• Legislation

An Act to Provide for the Protection and Management of the Aboriginal Natives of Victoria, Victoria

Details

The Act to Provide for the Protection and Management of the Aboriginal Natives of Victoria (No. CCCXLIX (349)), also known as Aborigines Protection Act of 1869, became effective from 11 July 1870. It established the Board of Protection of Aborigines, a government agency that played a significant role in the lives and affairs of Indigenous people in Victoria.

Victoria was the first colony to pass comprehensive legislation about the ‘protection’ of its Indigenous people.
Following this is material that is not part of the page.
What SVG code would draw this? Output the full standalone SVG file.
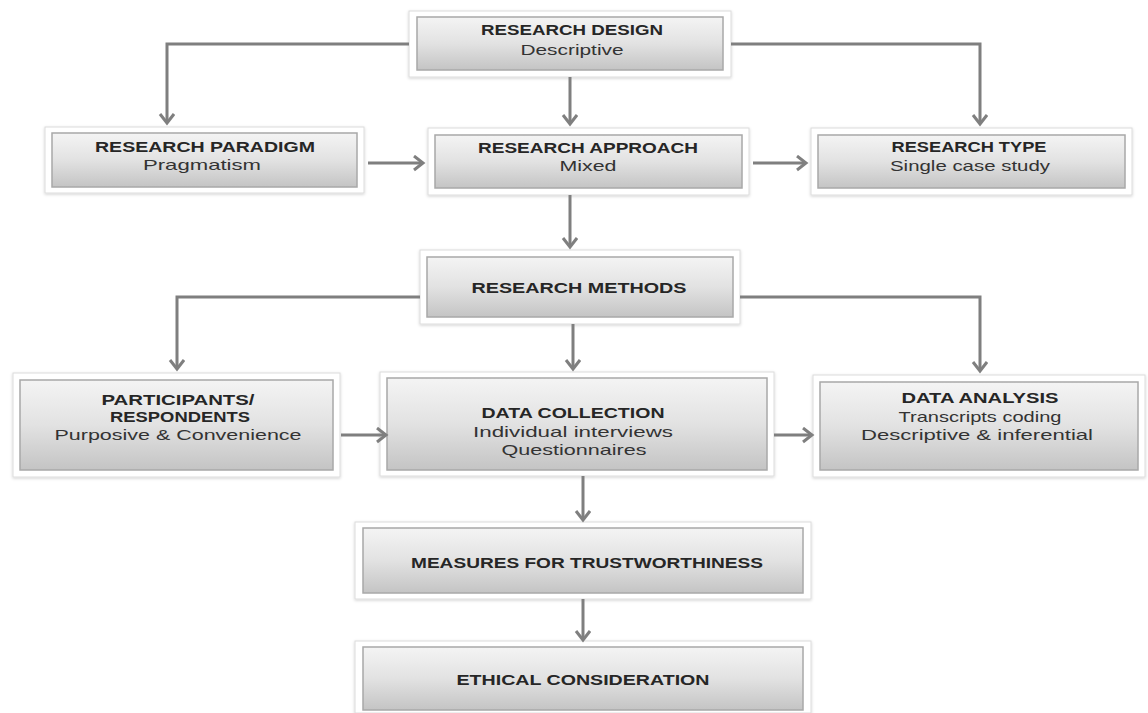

The Aboriginal Protection Act, ‘to provide for the protection and management of the Aboriginal natives of Victoria’ was passed on 11 November 1869. It gave the Board power to prescribe where Aboriginal people could live, the way they could earn a living, and the distribution of government funding and food and supplies.

Perhaps most significantly, the Act stated that the government, through the Board, had the power to make arrangements about the ‘care, custody and education’ of Aboriginal children.

Section 8 of the Act defined Aboriginality to include ‘half-castes’ and people ‘habitually associating and living with aboriginals’.

It was amended by Act No. 912 on 1 January 1887.

The Act was repealed by the Aborigines Act 1890 (Act No.1059) on 1 August 1890.